# Find of the Day: Treser Audi Ur quattro Roadster on Crack



## [email protected] (Apr 9, 2004)

At some point outlandish '80s rides like the one you see here will become cool. You have to imagine that'll happen right? Flaming chicken Firebirds have gone all kitsch cool and, for something like this, it's only a matter of time. Well, we'll give it to the Treser Ur quattro roadster at least. The jury's still out on modded ones such as this complete with '80s fabulous non-functional Testarossa side strakes and WID(ER) body panels.

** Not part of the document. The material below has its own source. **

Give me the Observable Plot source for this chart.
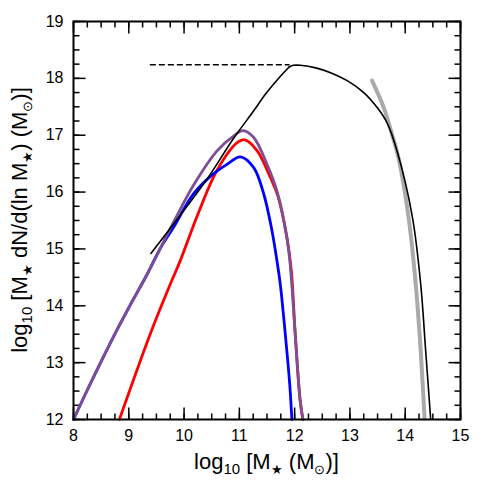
<!DOCTYPE html>
<html><head><meta charset="utf-8">
<script src="https://cdn.jsdelivr.net/npm/d3@7"></script>
<script src="https://cdn.jsdelivr.net/npm/@observablehq/plot@0.6"></script>
<style>body{margin:0;background:#fff} svg{display:block}</style>
</head><body><div id="chart"></div>
<script>
// Tick values
const xMajor = [8, 9, 10, 11, 12, 13, 14, 15];
const yMajor = [12, 13, 14, 15, 16, 17, 18, 19];
const xMinor = d3.range(8, 15.001, 0.25);
const yMinor = d3.range(12, 19.001, 0.25);

// Black curve, rising straight part
const blackRiseX = [9.40, 9.99, 10.41, 10.90, 11.26, 11.47, 11.70, 11.90];
const blackRiseY = [14.92, 15.67, 16.22, 16.95, 17.43, 17.72, 17.99, 18.20];
// Black curve, flat top and steep fall
const blackFallX = [11.90, 11.98, 12.10, 12.40, 12.65, 12.95, 13.25, 13.49, 13.67, 13.85, 14.13, 14.28, 14.37, 14.46];
const blackFallY = [18.20, 18.23, 18.23, 18.18, 18.10, 17.96, 17.75, 17.49, 17.22, 16.73, 15.56, 14.38, 13.21, 12.01];

// Dashed horizontal line
const dashX = [9.39, 11.90];
const dashY = [18.24, 18.24];

// Grey curve
const greyX = [13.40, 13.61, 13.76, 13.89, 14.06, 14.19, 14.28, 14.35];
const greyY = [17.96, 17.49, 17.02, 16.55, 15.56, 14.38, 13.21, 12.02];

// Purple curve
const purpleX = [8.00, 8.30, 8.72, 9.03, 9.33, 9.81, 10.17, 10.60, 10.90, 11.07, 11.26, 11.50, 11.68, 11.86, 11.92, 12.01, 12.10, 12.15];
const purpleY = [12.00, 12.62, 13.45, 14.02, 14.55, 15.47, 16.12, 16.73, 16.99, 17.08, 16.96, 16.49, 16.02, 15.20, 14.72, 13.51, 12.33, 12.00];

// Blue curve
const blueX = [8.00, 8.30, 8.72, 9.03, 9.33, 9.57, 9.81, 10.17, 10.53, 10.78, 11.02, 11.26, 11.44, 11.59, 11.68, 11.74, 11.83, 11.91, 11.95];
const blueY = [12.00, 12.62, 13.45, 14.02, 14.55, 15.01, 15.38, 15.97, 16.32, 16.49, 16.62, 16.43, 15.97, 15.32, 14.79, 14.38, 13.51, 12.63, 12.00];

// Red curve
const redX = [8.83, 9.39, 9.75, 9.93, 10.23, 10.53, 10.78, 10.96, 11.10, 11.32, 11.56, 11.70, 11.86, 11.94, 12.01, 12.10, 12.15];
const redY = [12.00, 13.51, 14.38, 14.79, 15.56, 16.26, 16.67, 16.87, 16.92, 16.73, 16.26, 15.92, 15.20, 14.62, 13.51, 12.33, 12.00];

const toPts = (xs, ys) => xs.map((x, i) => ({x, y: ys[i]}));

const W = 491, H = 491;
const mL = 73, mR = 31, mT = 21, mB = 72;
const X0 = 8, X1 = 15, Y0 = 12, Y1 = 19;
const FONT = "'Liberation Sans', Arial, Helvetica, sans-serif";

// tick lengths (px) converted into data units
const pxPerX = (W - mL - mR) / (X1 - X0);
const pxPerY = (H - mT - mB) / (Y1 - Y0);
const MAJ = 12, MIN = 6;

// Inward tick marks on all four sides, as link segments
const tickSegs = [];
for (const [vals, len] of [[xMinor, MIN], [xMajor, MAJ]]) {
  for (const v of vals) {
    tickSegs.push({x1: v, x2: v, y1: Y0, y2: Y0 + len / pxPerY});
    tickSegs.push({x1: v, x2: v, y1: Y1, y2: Y1 - len / pxPerY});
  }
}
for (const [vals, len] of [[yMinor, MIN], [yMajor, MAJ]]) {
  for (const v of vals) {
    tickSegs.push({y1: v, y2: v, x1: X0, x2: X0 + len / pxPerX});
    tickSegs.push({y1: v, y2: v, x1: X1, x2: X1 - len / pxPerX});
  }
}

const plot = Plot.plot({
  width: W, height: H,
  marginLeft: mL, marginRight: mR, marginTop: mT, marginBottom: mB,
  style: {fontFamily: FONT, fontSize: "16px", background: "#fff", color: "#000"},
  x: {domain: [X0, X1], label: null},
  y: {domain: [Y0, Y1], label: null},
  marks: [
    Plot.link(tickSegs, {x1: "x1", y1: "y1", x2: "x2", y2: "y2", stroke: "#000", strokeWidth: 1.5}),
    Plot.line(toPts(redX, redY), {x: "x", y: "y", stroke: "#ff0000", strokeWidth: 2.8, curve: "catmull-rom"}),
    Plot.line(toPts(blueX, blueY), {x: "x", y: "y", stroke: "#0000ff", strokeWidth: 2.8, curve: "catmull-rom"}),
    Plot.line(toPts(purpleX, purpleY), {x: "x", y: "y", stroke: "#7e4e96", strokeWidth: 2.8, curve: "catmull-rom"}),
    Plot.line(toPts(greyX, greyY), {x: "x", y: "y", stroke: "#aaaaaa", strokeWidth: 4, curve: "catmull-rom"}),
    Plot.line(toPts(blackRiseX, blackRiseY), {x: "x", y: "y", stroke: "#000", strokeWidth: 1.6, curve: "catmull-rom"}),
    Plot.line(toPts(blackFallX, blackFallY), {x: "x", y: "y", stroke: "#000", strokeWidth: 1.6, curve: "catmull-rom"}),
    Plot.line(toPts(dashX, dashY), {x: "x", y: "y", stroke: "#000", strokeWidth: 1.4, strokeDasharray: "5,4"}),
    Plot.axisX(xMajor, {anchor: "bottom", tickSize: 0, tickPadding: 10, label: null, fontSize: 16, tickFormat: d => String(d)}),
    Plot.axisY(yMajor, {anchor: "left", tickSize: 0, tickPadding: 10, label: null, fontSize: 16, tickFormat: d => String(d)}),
    Plot.frame({stroke: "#000", strokeWidth: 2})
  ]
});

const svg = d3.select(plot);
const cx = mL + (W - mL - mR) / 2;
const cy = mT + (H - mT - mB) / 2;

function addLabel(g, parts) {
  for (const [txt, kind] of parts) {
    const t = g.append("tspan").text(txt);
    if (kind === "sub") t.attr("font-size", 15).attr("dy", 5);
    else if (kind === "subsym") t.attr("font-size", 13).attr("dy", 5);
    else if (kind === "back") t.attr("dy", -5);
  }
}

const xl = svg.append("text")
  .attr("x", cx).attr("y", 469)
  .attr("text-anchor", "middle").attr("font-size", 22)
  .attr("font-family", FONT).attr("fill", "#000");
addLabel(xl, [["log"], ["10", "sub"], [" [M", "back"], ["★", "subsym"], [" (M", "back"], ["⊙", "subsym"], [")]", "back"]]);

const yl = svg.append("text")
  .attr("transform", `translate(27,${cy}) rotate(-90)`)
  .attr("text-anchor", "middle").attr("font-size", 22)
  .attr("font-family", FONT).attr("fill", "#000");
addLabel(yl, [["log"], ["10", "sub"], [" [M", "back"], ["★", "subsym"], [" dN/d(ln M", "back"], ["★", "subsym"], [") (M", "back"], ["⊙", "subsym"], [")]", "back"]]);

document.getElementById("chart").appendChild(plot);
</script>
</body></html>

At least they did go for the OEMplus look of a Sport quattro grille and the classic-if-way-too-wide BBS RS2 modular wheels.
Check out more about this car plus plenty more photos on one of our favorite German classifieds sites after the jump. Also note, this thing's an '85, which means if you have a cool 57,800 Euros to blow on it you can import it easily come January when it achieves antique status.
* Full Story *


----------



## Sepp (Dec 10, 2002)

*Re: Find of the Day: Treser Audi Ur quattro Roadster on Crack ([email protected]rtitude)*

I'll never see the beauty in any of the Treser exterior modded cars....
No matter how mild.
All about individual taste!


----------



## dolemite (Jun 24, 2000)

*Re: Find of the Day: Treser Audi Ur quattro Roadster on Crack ([email protected])*

barf


----------



## Booha1 (Apr 6, 2007)

*Re: Find of the Day: Treser Audi Ur quattro Roadster on Crack (dolemite)*


_Quote, originally posted by *dolemite* »_barf

Indeed.


----------



## StormChaser (Jan 3, 2000)

*FV-QR*

ugly, but I'd rock it.


----------



## Sepp (Dec 10, 2002)

*Re: FV-QR (StormChaser)*

I'd LOVE some Treser bits in my engine bay... http://****************.com/smile/emthup.gif


----------